----- Information supplied -----

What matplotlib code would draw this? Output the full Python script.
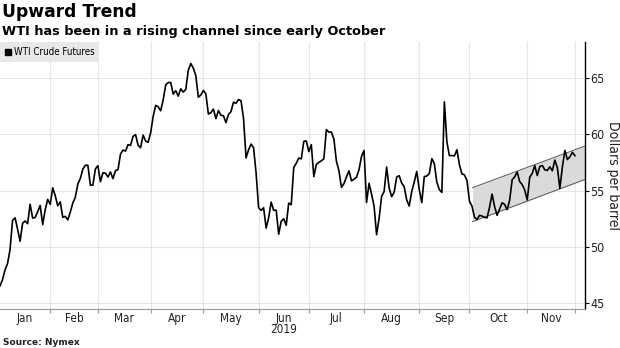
import numpy as np
import pandas as pd
import matplotlib
matplotlib.use("Agg")
import matplotlib.pyplot as plt
from matplotlib.lines import Line2D

# WTI front-month settles, 2019 (trading days only)
jan = [46.54, 47.09, 47.96, 48.52, 49.78, 52.36, 52.59, 51.59, 50.51, 52.11, 52.31,
       52.07, 53.80, 52.57, 52.62, 53.13, 53.69, 51.99, 53.31, 54.23, 53.79]
feb = [55.26, 54.56, 53.66, 54.01, 52.64, 52.72, 52.41, 53.10, 53.90, 54.41, 55.59,
       56.09, 56.92, 57.26, 57.26, 55.48, 55.50, 56.94, 57.22]
mar = [55.80, 56.59, 56.56, 56.22, 56.66, 56.07, 56.79, 56.87, 58.26, 58.61, 58.52,
       59.09, 59.03, 59.83, 59.98, 59.04, 58.82, 59.94, 59.41, 59.30, 60.14]
apr = [61.59, 62.58, 62.46, 62.10, 63.08, 64.40, 64.61, 64.61, 63.58, 63.89, 63.40,
       64.05, 63.76, 64.00, 65.70, 66.30, 65.89, 65.21, 63.30, 63.50, 63.91]
may = [63.60, 61.81, 61.94, 62.25, 61.40, 62.12, 61.70, 61.66, 61.04, 61.78, 62.02,
       62.87, 62.76, 63.10, 62.99, 61.42, 57.91, 58.63, 59.14, 58.81, 56.59, 53.50]
jun = [53.25, 53.48, 51.68, 52.59, 53.99, 53.26, 53.27, 51.14, 52.28, 52.51, 51.93,
       53.90, 53.76, 57.07, 57.43, 57.90, 57.83, 59.38, 59.43, 58.47]
jul = [59.09, 56.25, 57.34, 57.51, 57.66, 57.83, 60.43, 60.20, 60.21, 59.58, 57.62,
       56.78, 55.30, 55.63, 56.22, 56.77, 55.88, 56.02, 56.20, 56.87, 58.05, 58.58]
aug = [53.95, 55.66, 54.69, 53.63, 51.09, 52.54, 54.50, 54.93, 57.10, 55.23, 54.47,
       54.87, 56.21, 56.34, 55.68, 55.35, 54.17, 53.64, 54.93, 55.78, 56.71, 55.10]
sep = [53.94, 56.26, 56.30, 56.52, 57.85, 57.40, 55.75, 55.09, 54.85, 62.90, 59.34,
       58.11, 58.13, 58.09, 58.64, 57.29, 56.49, 56.41, 55.91, 54.07]
oct_ = [53.62, 52.64, 52.45, 52.81, 52.75, 52.63, 52.59, 53.55, 54.70, 53.59, 52.81,
        53.36, 53.93, 53.78, 53.31, 54.16, 55.97, 56.23, 56.66, 55.81, 55.54, 55.06, 54.18]
nov = [56.20, 56.54, 57.23, 56.35, 57.15, 57.24, 56.86, 56.80, 57.12, 56.77, 57.72,
       57.05, 55.21, 57.11, 58.58, 57.77, 58.01, 58.41, 58.11]

months = ["Jan", "Feb", "Mar", "Apr", "May", "Jun", "Jul", "Aug", "Sep", "Oct", "Nov"]
monthly = [jan, feb, mar, apr, may, jun, jul, aug, sep, oct_, nov]

# rising channel drawn on the chart (trading-day index, $)
channel_x = [188.2, 233.0]
channel_top = [55.27, 58.97]
channel_bot = [52.25, 56.00]

prices = np.concatenate(monthly)
x = np.arange(len(prices))
counts = [len(m) for m in monthly]
starts = np.concatenate([[0], np.cumsum(counts)])

narrow = dict(family="DejaVu Sans", fontstretch="condensed")

fig = plt.figure(figsize=(6.2, 3.48), dpi=100)
ax = fig.add_axes([0.0, 0.112, 0.9435, 0.767])

ax.fill_between(channel_x, channel_bot, channel_top, color="#dadada", lw=0, zorder=1)
ax.plot(channel_x, channel_top, color="#555555", lw=0.7, zorder=2)
ax.plot(channel_x, channel_bot, color="#555555", lw=0.7, zorder=2)
ax.plot(x, prices, color="black", lw=1.2, zorder=3)

ax.set_xlim(0, 233)
ax.set_ylim(44.49, 68.2)

# month boundaries (gridlines) and centred month labels
bounds = starts[1:] - 1
ax.set_xticks(bounds)
ax.set_xticklabels([])
centers = (np.concatenate([[0], bounds[:-1]]) + bounds) / 2
ax.set_xticks(centers, minor=True)
ax.set_xticklabels(months, minor=True, fontsize=8.5, color="#222222", **narrow)
ax.tick_params(axis="x", which="major", length=3, color="#999999", direction="out")
ax.tick_params(axis="x", which="minor", length=0, pad=2)
ax.text(centers[5], -0.054, "2019", transform=ax.get_xaxis_transform(),
        ha="center", va="top", fontsize=8.5, color="#222222", **narrow)

ax.yaxis.tick_right()
ax.set_yticks([45, 50, 55, 60, 65])
ax.set_yticklabels(["45", "50", "55", "60", "65"], fontsize=9, color="#222222", **narrow)
ax.tick_params(axis="y", length=3, width=0.8, color="black", pad=1)
ax.yaxis.set_label_position("right")
ax.set_ylabel("Dollars per barrel", rotation=270, labelpad=11, fontsize=10,
              color="#222222", **narrow)

ax.grid(True, which="major", color="#e6e6e6", lw=0.8)
ax.set_axisbelow(True)
for s in ["top", "left"]:
    ax.spines[s].set_visible(False)
ax.spines["bottom"].set_color("#999999")
ax.spines["right"].set_color("black")
ax.spines["right"].set_linewidth(1.0)

handle = Line2D([], [], marker="s", color="black", ls="none", markersize=5)
leg = ax.legend([handle], ["WTI Crude Futures"], loc="upper left", bbox_to_anchor=(0, 1),
                borderaxespad=0, frameon=True, fancybox=False, handlelength=0.6,
                handletextpad=0.3, borderpad=0.5, prop=dict(size=7, stretch="condensed"))
leg.get_frame().set_facecolor("#e8e8e8")
leg.get_frame().set_edgecolor("none")
leg.get_frame().set_alpha(1)

fig.text(0.003, 0.951, "Upward Trend", fontsize=12.3, fontweight="bold", color="black")
fig.text(0.003, 0.899, "WTI has been in a rising channel since early October",
         fontsize=9.25, fontweight="bold", color="black")
fig.text(0.005, 0.009, "Source: Nymex", fontsize=6.5, fontweight="bold", color="#222222")

fig.savefig("out.png", dpi=100)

-----

- **Exercise description**
Write out every line above exactly as it is, leaving out the pictures.

- **Result for this task**
What matplotlib code would draw this? Output the full Python script.
import numpy as np
import pandas as pd
import matplotlib
matplotlib.use("Agg")
import matplotlib.pyplot as plt
from matplotlib.lines import Line2D

# WTI front-month settles, 2019 (trading days only)
jan = [46.54, 47.09, 47.96, 48.52, 49.78, 52.36, 52.59, 51.59, 50.51, 52.11, 52.31,
       52.07, 53.80, 52.57, 52.62, 53.13, 53.69, 51.99, 53.31, 54.23, 53.79]
feb = [55.26, 54.56, 53.66, 54.01, 52.64, 52.72, 52.41, 53.10, 53.90, 54.41, 55.59,
       56.09, 56.92, 57.26, 57.26, 55.48, 55.50, 56.94, 57.22]
mar = [55.80, 56.59, 56.56, 56.22, 56.66, 56.07, 56.79, 56.87, 58.26, 58.61, 58.52,
       59.09, 59.03, 59.83, 59.98, 59.04, 58.82, 59.94, 59.41, 59.30, 60.14]
apr = [61.59, 62.58, 62.46, 62.10, 63.08, 64.40, 64.61, 64.61, 63.58, 63.89, 63.40,
       64.05, 63.76, 64.00, 65.70, 66.30, 65.89, 65.21, 63.30, 63.50, 63.91]
may = [63.60, 61.81, 61.94, 62.25, 61.40, 62.12, 61.70, 61.66, 61.04, 61.78, 62.02,
       62.87, 62.76, 63.10, 62.99, 61.42, 57.91, 58.63, 59.14, 58.81, 56.59, 53.50]
jun = [53.25, 53.48, 51.68, 52.59, 53.99, 53.26, 53.27, 51.14, 52.28, 52.51, 51.93,
       53.90, 53.76, 57.07, 57.43, 57.90, 57.83, 59.38, 59.43, 58.47]
jul = [59.09, 56.25, 57.34, 57.51, 57.66, 57.83, 60.43, 60.20, 60.21, 59.58, 57.62,
       56.78, 55.30, 55.63, 56.22, 56.77, 55.88, 56.02, 56.20, 56.87, 58.05, 58.58]
aug = [53.95, 55.66, 54.69, 53.63, 51.09, 52.54, 54.50, 54.93, 57.10, 55.23, 54.47,
       54.87, 56.21, 56.34, 55.68, 55.35, 54.17, 53.64, 54.93, 55.78, 56.71, 55.10]
sep = [53.94, 56.26, 56.30, 56.52, 57.85, 57.40, 55.75, 55.09, 54.85, 62.90, 59.34,
       58.11, 58.13, 58.09, 58.64, 57.29, 56.49, 56.41, 55.91, 54.07]
oct_ = [53.62, 52.64, 52.45, 52.81, 52.75, 52.63, 52.59, 53.55, 54.70, 53.59, 52.81,
        53.36, 53.93, 53.78, 53.31, 54.16, 55.97, 56.23, 56.66, 55.81, 55.54, 55.06, 54.18]
nov = [56.20, 56.54, 57.23, 56.35, 57.15, 57.24, 56.86, 56.80, 57.12, 56.77, 57.72,
       57.05, 55.21, 57.11, 58.58, 57.77, 58.01, 58.41, 58.11]

months = ["Jan", "Feb", "Mar", "Apr", "May", "Jun", "Jul", "Aug", "Sep", "Oct", "Nov"]
monthly = [jan, feb, mar, apr, may, jun, jul, aug, sep, oct_, nov]

# rising channel drawn on the chart (trading-day index, $)
channel_x = [188.2, 233.0]
channel_top = [55.27, 58.97]
channel_bot = [52.25, 56.00]

prices = np.concatenate(monthly)
x = np.arange(len(prices))
counts = [len(m) for m in monthly]
starts = np.concatenate([[0], np.cumsum(counts)])

narrow = dict(family="DejaVu Sans", fontstretch="condensed")

fig = plt.figure(figsize=(6.2, 3.48), dpi=100)
ax = fig.add_axes([0.0, 0.112, 0.9435, 0.767])

ax.fill_between(channel_x, channel_bot, channel_top, color="#dadada", lw=0, zorder=1)
ax.plot(channel_x, channel_top, color="#555555", lw=0.7, zorder=2)
ax.plot(channel_x, channel_bot, color="#555555", lw=0.7, zorder=2)
ax.plot(x, prices, color="black", lw=1.2, zorder=3)

ax.set_xlim(0, 233)
ax.set_ylim(44.49, 68.2)

# month boundaries (gridlines) and centred month labels
bounds = starts[1:] - 1
ax.set_xticks(bounds)
ax.set_xticklabels([])
centers = (np.concatenate([[0], bounds[:-1]]) + bounds) / 2
ax.set_xticks(centers, minor=True)
ax.set_xticklabels(months, minor=True, fontsize=8.5, color="#222222", **narrow)
ax.tick_params(axis="x", which="major", length=3, color="#999999", direction="out")
ax.tick_params(axis="x", which="minor", length=0, pad=2)
ax.text(centers[5], -0.054, "2019", transform=ax.get_xaxis_transform(),
        ha="center", va="top", fontsize=8.5, color="#222222", **narrow)

ax.yaxis.tick_right()
ax.set_yticks([45, 50, 55, 60, 65])
ax.set_yticklabels(["45", "50", "55", "60", "65"], fontsize=9, color="#222222", **narrow)
ax.tick_params(axis="y", length=3, width=0.8, color="black", pad=1)
ax.yaxis.set_label_position("right")
ax.set_ylabel("Dollars per barrel", rotation=270, labelpad=11, fontsize=10,
              color="#222222", **narrow)

ax.grid(True, which="major", color="#e6e6e6", lw=0.8)
ax.set_axisbelow(True)
for s in ["top", "left"]:
    ax.spines[s].set_visible(False)
ax.spines["bottom"].set_color("#999999")
ax.spines["right"].set_color("black")
ax.spines["right"].set_linewidth(1.0)

handle = Line2D([], [], marker="s", color="black", ls="none", markersize=5)
leg = ax.legend([handle], ["WTI Crude Futures"], loc="upper left", bbox_to_anchor=(0, 1),
                borderaxespad=0, frameon=True, fancybox=False, handlelength=0.6,
                handletextpad=0.3, borderpad=0.5, prop=dict(size=7, stretch="condensed"))
leg.get_frame().set_facecolor("#e8e8e8")
leg.get_frame().set_edgecolor("none")
leg.get_frame().set_alpha(1)

fig.text(0.003, 0.951, "Upward Trend", fontsize=12.3, fontweight="bold", color="black")
fig.text(0.003, 0.899, "WTI has been in a rising channel since early October",
         fontsize=9.25, fontweight="bold", color="black")
fig.text(0.005, 0.009, "Source: Nymex", fontsize=6.5, fontweight="bold", color="#222222")

fig.savefig("out.png", dpi=100)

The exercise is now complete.